2)  Drop all your teensy-tiny word slips into an empty Whitman’s Sampler box.

17)  Shake it!  This is the fun part–the magic.  Shake that box like it’s James Bond’s next martini.

8b)  Pull slips but don’t look yet.  Try not to worry overmuch that you’re pulling the “wrong words”.

M)  After you’ve pulled 10 slips, stop and take a gander.  Rearrange as needed.  You may use words on either slip-side.  Don’t feel obligated to use every damn word if your poem feels finished at, say, 8 words.  Also, it’s perfectly kosher to trim excess words off a phrase.

While my “cut up technique” is inspired by Brotchie and Gooding’s A Book of Surrealist Games— it’s a loosey-goosey surrealism that deviates from Tristan Tzara’s stricter strictures.

What’s the trickiest part?  The actual scissor-cutting.  Tiny word rectangles are guaranteed to pop off your scissors and disappear.

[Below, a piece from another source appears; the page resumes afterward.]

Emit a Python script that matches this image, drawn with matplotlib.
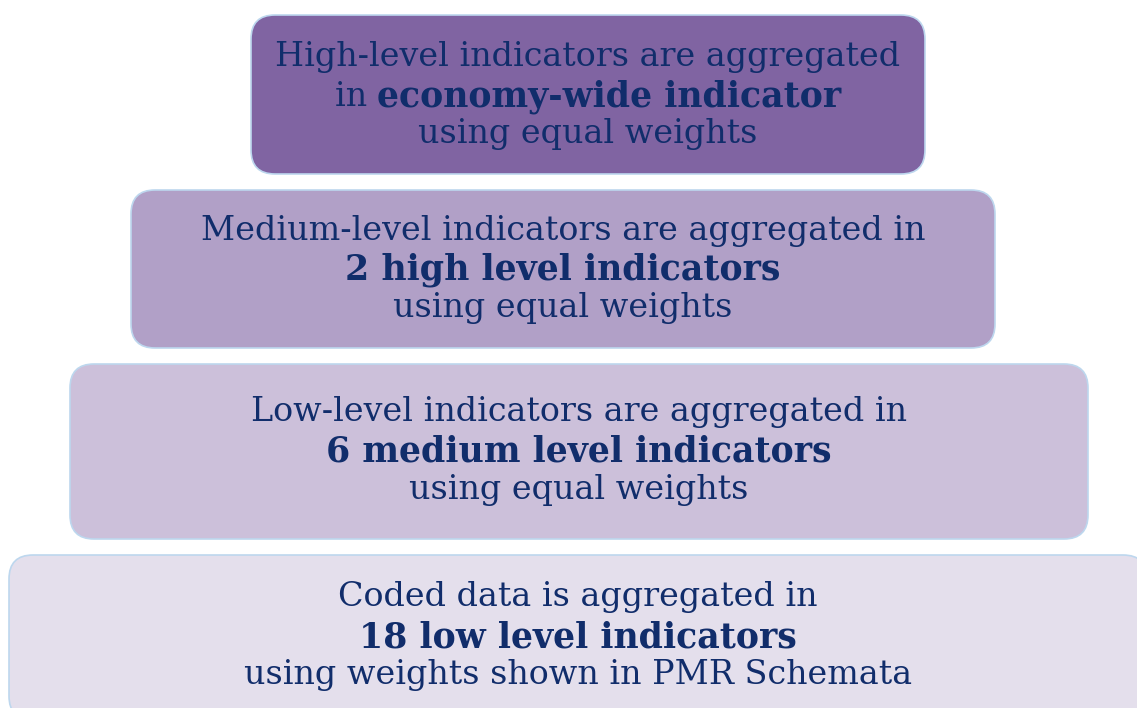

On Friday, December 31st, much to my dismay, I lost the word “zeitgeist”.  Sometimes, days later, words will turn up stuck to a linty sweatshirt elbow or the peeling sole of a shoe.  Other words rip and are effectively destroyed before you manage to cut them out.

A kind of surreal patience is highly recommended.

Here’s the above neon-tangerine Dada koan in black and white (for clarity).  Maybe I should’ve saved this one for Valentine’s Day.

a guy waiting behind me

loved and lost him.

we wanted

Avant-Garde joints

gun

bigger destiny Confections

lax attention

church

watertight dream of a

sex comedy

When your poem’s complete– Elmer’s glue your chopped newsprint to sturdy paper.  Tah dah!  Continue pulling, rearranging and then glue-sticking for posterity until the Whitman’s Sampler box is empty.  Better still– keep refilling your box with new words so that it’s never empty.

—————

That’s it.  Thanks for stopping by.  Come on zeitgeist.  I know you’re around here someplace.